A concerning trend illustrates the challenge: the proportion of women-led SMEs with employees has dropped from 19% in 2021 to just 14% by 2025 — a loss of approximately 70,000 women-led employer businesses in four years. Many capable female founders are choosing to stay small or exit entirely rather than scale under current conditions. This isn't about capability — women-powered businesses actually achieved 24.6% turnover growth in 2024, outpacing male-led peers at 21.6%. The barrier is structural, not personal.
Yet this is exactly what happens to many founders. The business grows, revenue increases, the team expands — and somehow the founder ends up with less freedom than when they started. Every new client adds complexity. Every new team member adds management overhead. Every new opportunity adds to an already overwhelming pile.
This isn't how growth is supposed to work. Healthy growth creates space: space to think strategically, space to enjoy your life, space to lead rather than constantly manage crises. Growth should make things better, not just bigger.
When growth creates pressure rather than space, it's usually because capacity hasn't kept pace with volume. The business is bigger, but the infrastructure is the same. More clients, but the same systems. More revenue, but the same financial processes. More team members, but the same management approaches.
Too many founders accept that growth equals overwhelm.
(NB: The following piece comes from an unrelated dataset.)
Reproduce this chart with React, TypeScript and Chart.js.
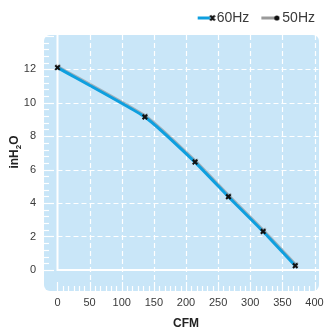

They see it as the price of success, an unavoidable cost of ambition. But look at the businesses that scale well — really well — and you'll see something different. You'll see founders who built capacity before they needed it. Who invested in infrastructure during quiet periods. Who designed their growth rather than just experiencing it.
The difference isn't luck or talent. It's intentionality. Healthy growth is designed. It requires financial planning that anticipates increased complexity. Operational systems that scale with volume. Team structures that don't create bottlenecks. Decision-making frameworks that work at the next level of size.
This is where I come in. I work with founders to design growth that creates space rather than consuming it. That might mean financial forecasting that shows you the resource implications of growth before you commit to it. It might mean operational systems that handle increased volume without requiring more of your time. It might mean delegation frameworks that allow your team to handle more without creating more management work for you.
The specific solutions depend on the business, but the principle is constant: growth should be designed, not just experienced. And designed growth creates space for the founder rather than demanding more of them.
If you're growing but disappearing in the process, that's not success. It's a business model problem. And business model problems can be solved — with the right financial and operational structure in place.